A small number of GA plane owners are saying “no” to benefits for what will be 1 billion travelers.
Opponents of the bill have also tried to spread fears about how DoD will interact with an independent air traffic control service.
I am a senior member of the Armed Services Committee, and I would never support a bill that harms our Armed Forces’ ability to protect the nation.
Make no mistake – the 21st Century AIRR Act prioritizes America’s national defense.
Under our bill, the federal government retains exclusive sovereignty and control of the airspace, and upholds the president’s critical authority to assume control of the airspace in emergencies and time of war – See pages 122 and 163.  We also plan to strengthen this section by amendment.
The bill continues the military’s critical use of the airspace to conduct training, respond to emergencies, and function on a day-to-day basis. Pages 57, 120, and 121 of the bill.
DoD will be a partner during and after the transition to an independent air traffic service – see page 122.
Secretary Mattis wrote that DoD supports air traffic control reform efforts, and Deputy Secretary Shanahan has been to the Hill to reiterate that support, and answer questions about how DoD will function under reform.

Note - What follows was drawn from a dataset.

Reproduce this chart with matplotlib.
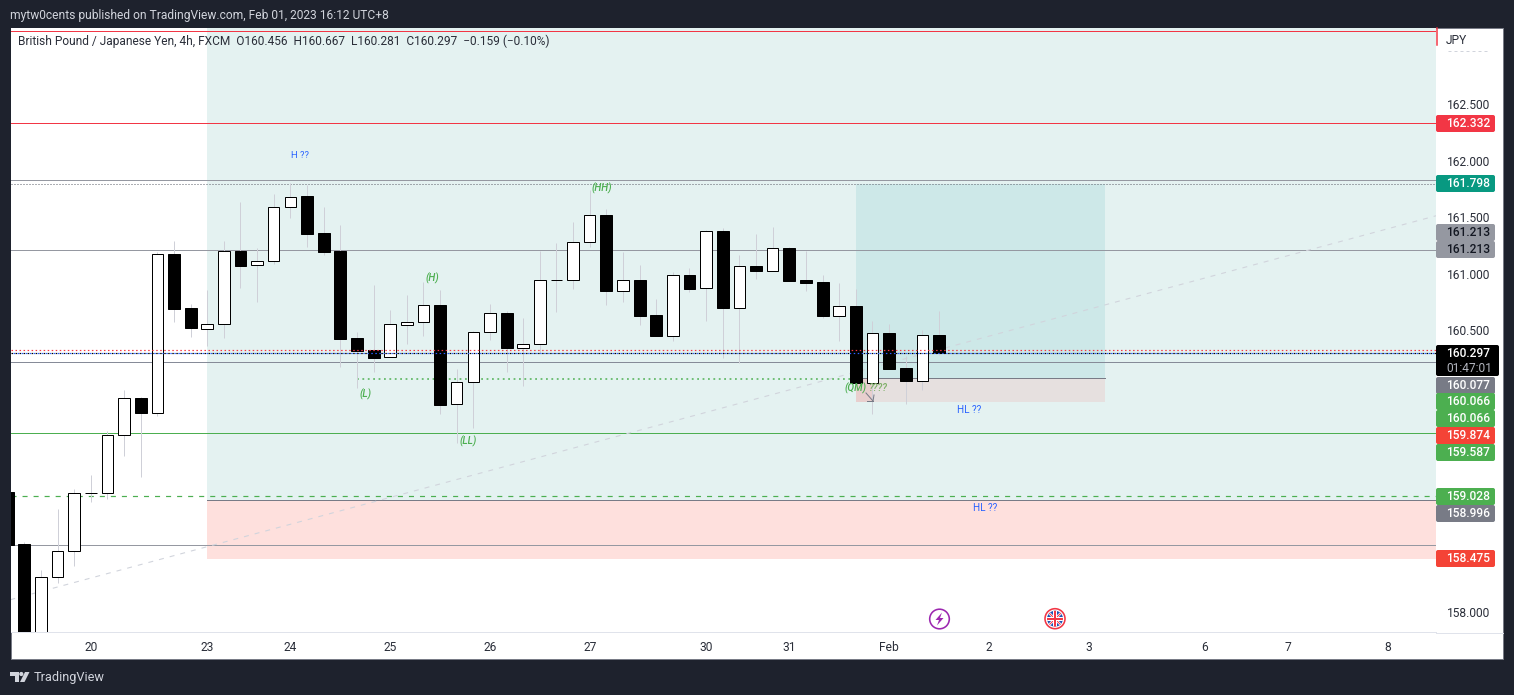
import numpy as np
import matplotlib
matplotlib.use("Agg")
import matplotlib.pyplot as plt
from matplotlib.patches import Rectangle, FancyBboxPatch, Circle, Polygon
from matplotlib.lines import Line2D

plt.rcParams['font.family'] = ['Roboto', 'DejaVu Sans']

# ---------- data ----------
bar_index = np.arange(-1, 56)
opens = [159.061,158.603,157.574,158.308,158.538,159.052,159.052,159.566,159.894,159.767,161.171,160.692,160.506,160.550,161.200,161.074,161.109,161.588,161.688,161.360,161.200,160.429,160.323,160.258,160.547,160.568,160.722,159.841,160.036,160.480,160.651,160.343,160.373,160.941,160.941,161.277,161.519,160.848,160.943,160.633,160.449,160.988,160.870,161.378,160.698,161.067,161.026,161.227,160.943,160.925,160.627,160.713,160.033,160.473,160.163,160.050,160.456]
highs = [159.070,158.621,158.372,158.913,159.090,159.215,159.605,159.968,159.909,161.189,161.289,160.728,160.855,161.289,161.637,161.230,161.706,161.800,161.785,161.590,161.431,160.480,160.899,160.677,160.810,160.928,160.855,160.154,160.494,160.730,160.668,160.604,161.200,161.269,161.460,161.741,161.573,161.191,161.076,160.775,161.014,161.050,161.386,161.404,161.165,161.351,161.413,161.240,161.200,160.988,160.917,160.863,160.580,160.553,160.269,160.500,160.667]
lows = [158.590,157.500,157.500,158.260,158.410,158.978,159.004,159.383,159.197,159.738,160.574,160.438,160.358,160.432,160.875,160.751,161.085,161.493,161.238,161.165,160.175,159.986,160.130,160.258,160.376,160.447,159.755,159.498,159.634,160.411,160.130,160.006,160.299,160.660,160.863,161.238,160.722,160.748,160.544,160.447,160.402,160.837,160.580,160.254,160.205,160.952,161.026,160.934,160.846,160.606,160.402,160.033,159.758,160.154,159.844,159.968,160.281]
closes = [158.594,157.574,158.308,158.538,159.052,159.052,159.566,159.894,159.767,161.171,160.686,160.520,160.550,161.198,161.070,161.109,161.588,161.682,161.351,161.194,160.420,160.316,160.254,160.550,160.568,160.719,159.838,160.036,160.480,160.648,160.340,160.373,160.941,160.941,161.277,161.517,160.848,160.941,160.627,160.447,160.985,160.863,161.375,160.695,161.065,161.023,161.224,160.934,160.917,160.624,160.710,160.033,160.471,160.154,160.048,160.453,160.297]

time_tick_bars = [4, 11, 16, 22, 28, 34, 41, 46, 52, 58, 64, 71, 76, 82]
time_tick_labels = ['20','23','24','25','26','27','30','31','Feb','2','3','6','7','8']
price_ticks = [158.0, 160.5, 161.0, 161.5, 162.0, 162.5]

top_line = 163.148
resistance = 162.332
upper_band = 161.833
tp_level = 161.798
mid_level = 161.213
red_dotted = 160.320
last_close = 160.297
gray_level = 160.215
qm_level = 160.066
entry_level = 160.077
stop_level = 159.866
green_level = 159.587
dashed_level = 159.028
zone_split = 158.996
lower_gray = 158.591
zone_bottom = 158.470
trend_start = (-0.84, 158.109)
trend_end = (84.9, 161.513)

label_texts = ['162.332','161.798','161.213','161.213','160.077','160.066','160.066','159.874','159.587','159.028','158.996','158.475']
label_colors = ['#f23645','#089981','#9598a1','#9598a1','#787b86','#4caf50','#4caf50','#f44336','#4caf50','#4caf50','#787b86','#f44336']
label_text_colors = ['white','white','#131722','#131722','white','white','white','white','white','white','white','white']
label_tops = [115,175,224,241,377,393,410,427,444,488,505,550]

W, H = 1514, 695
L, R, T, B = 11, 1436, 28, 632
PX_PER_BAR = 16.63
X0 = 24.3
PX_PER_PRICE = 112.8
px = 72 / 100

fig = plt.figure(figsize=(W/100, H/100), dpi=100, facecolor='#1e222d')

# background chrome
bg = fig.add_axes([0, 0, 1, 1], zorder=0)
bg.set_xlim(0, W); bg.set_ylim(H, 0); bg.axis('off')
bg.add_patch(Rectangle((10.5, 27.5), 1503-10.5, 659-27.5, fc='white', ec='#787b86', lw=1*px))

# main chart
ax = fig.add_axes([L/W, 1-B/H, (R-L)/W, (B-T)/H], zorder=1)
ax.set_xlim((L-X0)/PX_PER_BAR, (R-X0)/PX_PER_BAR)
y_top = 158+(612-T)/PX_PER_PRICE
ax.set_ylim(158-(B-612)/PX_PER_PRICE, y_top)
ax.set_facecolor('white')
for s in ['left','right','top']:
    ax.spines[s].set_visible(False)
ax.spines['bottom'].set_color('#e0e3eb')
ax.spines['bottom'].set_linewidth(1*px)

ax.yaxis.tick_right()
ax.set_yticks(price_ticks)
ax.set_yticklabels([f'{p:.3f}' for p in price_ticks])
ax.tick_params(axis='y', length=0, pad=11*px, labelsize=12*px, labelcolor='#2a2e39')
ax.set_xticks(time_tick_bars)
ax.set_xticklabels(time_tick_labels)
ax.tick_params(axis='x', length=0, pad=9*px, labelsize=12*px, labelcolor='#2a2e39')

x_zone_left = (207-X0)/PX_PER_BAR
x_pos_left = (856-X0)/PX_PER_BAR
x_pos_right = (1105-X0)/PX_PER_BAR
x_r = (R-X0)/PX_PER_BAR

# zones
ax.add_patch(Rectangle((x_zone_left, zone_split), x_r-x_zone_left, y_top-zone_split, fc='#e4f2f1', ec='none', zorder=1))
ax.add_patch(Rectangle((x_zone_left, zone_bottom), x_r-x_zone_left, zone_split-zone_bottom, fc='#fee0dd', ec='none', zorder=1))
ax.add_patch(Rectangle((x_pos_left, entry_level), x_pos_right-x_pos_left, tp_level-entry_level, fc='#cde8e8', ec='none', zorder=1.1))
ax.add_patch(Rectangle((x_pos_left, stop_level), x_pos_right-x_pos_left, entry_level-stop_level, fc='#e6e0df', ec='none', zorder=1.1))
ax.add_patch(Rectangle((x_pos_left, stop_level), 0.98, entry_level-stop_level, fc='#e8cfce', ec='none', zorder=1.15))

# horizontal levels
lw = 1*px
ax.axhline(top_line, color='#f23645', lw=lw, zorder=2)
ax.axhline(resistance, color='#f23645', lw=lw, zorder=2)
ax.axhline(upper_band, color='#9598a1', lw=lw, zorder=2)
ax.axhline(tp_level, color='#5d606b', lw=lw, ls=(0, (1, 2)), zorder=2)
ax.axhline(mid_level, color='#9598a1', lw=lw, zorder=2)
ax.axhline(gray_level, color='#868b98', lw=lw, zorder=2)
ax.axhline(green_level, color='#4caf50', lw=lw, zorder=2)
ax.axhline(dashed_level, color='#4caf50', lw=1.2*px, ls=(0, (4.2, 5)), zorder=2)
ax.plot([x_zone_left, x_r], [zone_split, zone_split], color='#787b86', lw=lw, zorder=2)
ax.plot([x_pos_left, x_pos_right], [entry_level, entry_level], color='#787b86', lw=lw, zorder=2.1)
ax.axhline(lower_gray, color='#9598a1', lw=lw, zorder=2)
ax.plot([trend_start[0], trend_end[0]], [trend_start[1], trend_end[1]], color='#d1d4dc', lw=1.1*px, ls=(0, (4.5, 5.5)), zorder=2)
ax.plot([20, 50], [qm_level, qm_level], color='#4caf50', lw=1.5*px, ls=(0, (1.2, 2.4)), zorder=2)

# candles
o, h, l, c = map(np.array, (opens, highs, lows, closes))
ax.vlines(bar_index, l, h, color='#cfd0d8', lw=1*px, zorder=3)
up = c >= o
ax.bar(bar_index[up], (c-o)[up], bottom=o[up], width=0.69, fc='white', ec='black', lw=1*px, zorder=4)
ax.bar(bar_index[~up], (c-o)[~up], bottom=o[~up], width=0.72, fc='black', ec='black', lw=1*px, zorder=4)

# dotted price lines above candles
ax.axhline(red_dotted, color='#f23645', lw=1.2*px, ls=(0, (1.25, 2.1)), zorder=5)
ax.axhline(last_close, color='#000000', lw=1.2*px, ls=(0, (1.25, 2.1)), zorder=5)
ax.axhline(last_close, color='#2962ff', lw=1.2*px, ls=(1.65, (1.25, 2.1)), zorder=5)

# chart annotations placed at bar/price
gr = '#4caf50'
ann = dict(ha='center', va='center', fontsize=10*px, zorder=6, fontweight='medium')
ax.text(34.7, 161.755, '(HH)', color=gr, style='italic', **ann)
ax.text(24.55, 160.955, '(H)', color=gr, style='italic', **ann)
ax.text(20.5, 159.93, '(L)', color=gr, style='italic', **ann)
ax.text(26.7, 159.51, '(LL)', color=gr, style='italic', **ann)
ax.text(50.0, 159.985, '(QM)', color=gr, style='italic', **ann)
ax.text(51.3, 159.985, '????', color='#7fb069', style='italic', **ann)
ax.text(16.6, 162.045, 'H ??', color='#2962ff', ha='center', va='center', fontsize=9.5*px, zorder=6)
ax.text(56.8, 159.79, 'HL ??', color='#2962ff', ha='center', va='center', fontsize=10*px, zorder=6)
ax.text(57.8, 158.92, 'HL ??', color='#2962ff', ha='center', va='center', fontsize=10*px, zorder=6)

# front overlay in pixel units
fr = fig.add_axes([0, 0, 1, 1], zorder=2)
fr.set_xlim(0, W); fr.set_ylim(H, 0); fr.axis('off'); fr.patch.set_alpha(0)

fr.text(10, 15, 'mytw0cents published on TradingView.com, Feb 01, 2023 16:12 UTC+8',
        color='#d1d4dc', fontsize=12*px, va='center', ha='left')
fr.text(18, 41.5, 'British Pound / Japanese Yen, 4h, FXCM  O160.456  H160.667  L160.281  C160.297  \u22120.159 (\u22120.10%)',
        color='#2a2e39', fontsize=11.9*px, va='center', ha='left')
fr.text(1446, 40, 'JPY', color='#2a2e39', fontsize=12*px, va='center', ha='left')
fr.add_line(Line2D([1448, 1487], [51, 51], color='#d1d4dc', lw=1*px, ls=(0, (3, 3))))
fr.add_line(Line2D([1436.7, 1436.7], [28, 45], color='#f23645', lw=1.5*px))
fr.add_line(Line2D([1436, 1503], [632.5, 632.5], color='#e0e3eb', lw=1*px))

# price labels
for txt, col, tcol, top in zip(label_texts, label_colors, label_text_colors, label_tops):
    fr.add_patch(FancyBboxPatch((1436, top), 59, 17, boxstyle='round,pad=0,rounding_size=2', fc=col, ec='none'))
    fr.text(1446, top+8.5, txt, color=tcol, fontsize=12*px, va='center', ha='left', fontweight='medium')
fr.add_patch(FancyBboxPatch((1436, 345), 63, 31, boxstyle='round,pad=0,rounding_size=2', fc='black', ec='none'))
fr.text(1446, 353.5, f'{last_close:.3f}', color='white', fontsize=12*px, va='center', ha='left', fontweight='medium')
fr.text(1446, 368, '01:47:01', color='#b2b5be', fontsize=12*px, va='center', ha='left')

# small arrow
for xs, ys in [([866, 873], [393, 401]), ([867, 873], [401, 401]), ([873, 874], [401, 395])]:
    fr.add_line(Line2D(xs, ys, color='#787b86', lw=1*px))

# purple event icon
fr.add_patch(Circle((939.5, 619), 9.8, fc='white', ec='#9c27b0', lw=1.6*px))
fr.add_patch(Polygon([(942, 612.5), (935.5, 620), (939, 620), (937, 625.5), (943.5, 618), (940, 618)], fc='#9c27b0', ec='none'))

# UK icon
fr.add_patch(Circle((1055, 618.7), 10, fc='white', ec='#f23645', lw=1.6*px))
disk = Circle((1055, 618.7), 8, fc='#1e53b4', ec='none')
fr.add_patch(disk)
for (xs, ys, col, w) in [
    ([1048, 1062], [612, 626], 'white', 2.5), ([1048, 1062], [626, 612], 'white', 2.5),
    ([1048, 1062], [612, 626], '#f23645', 1), ([1048, 1062], [626, 612], '#f23645', 1),
    ([1047, 1063], [618.7, 618.7], 'white', 4), ([1055, 1055], [610.7, 626.7], 'white', 4),
    ([1047, 1063], [618.7, 618.7], '#f23645', 2), ([1055, 1055], [610.7, 626.7], '#f23645', 2)]:
    ln = Line2D(xs, ys, color=col, lw=w*px)
    fr.add_line(ln)
    ln.set_clip_path(disk)

# TradingView logo
logo = '#d1d4dc'
fr.add_patch(Polygon([(10, 672), (19, 672), (19, 682), (14.5, 682), (14.5, 676), (10, 676)], fc=logo, ec='none'))
fr.add_patch(Circle((21.3, 674), 2.1, fc=logo, ec='none'))
fr.add_patch(Polygon([(25, 672), (29.5, 672), (24.5, 682), (20, 682)], fc=logo, ec='none'))
fr.text(33.5, 677.5, 'TradingView', color='#d1d4dc', fontsize=12.8*px, va='center', ha='left')

fig.savefig('out.png', dpi=100, facecolor=fig.get_facecolor())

Finally, I want to cover the question about federal appropriations and oversight.
The bill clearly separates air traffic control service from the government.
The new corporation will not receive any federal appropriations or backing of the federal government.
To make this point crystal clear, we expect to adopt an amendment that will be even more explicit in prohibiting federal appropriations.
Furthermore, the federal government – Congress, DOT, and FAA – will have oversight of air traffic control – just like every other aspect of our aviation system, including airlines and manufacturers.
Only DOT and FAA will regulate the nation’s airspace and the aircraft that fly through it.
The new corporation will only provide a service – it will not regulate anything, and it cannot issue rules because it’s a private entity.
Nothing that I’ve said today is speculation.  It reflects the carefully drafted text of the bill that the House will vote on in the coming days.
I encourage Members to read the bill, and come to us with any questions.
We simply can’t afford to continue the status quo.  American leadership and American jobs are at stake.
This bipartisan bill has broad and diverse support.  For example, Heritage Action and labor unions support it.
I urge my colleagues to seize this unique opportunity for reform, and support the bipartisan H.R. 2997.
I yield back the balance of my time.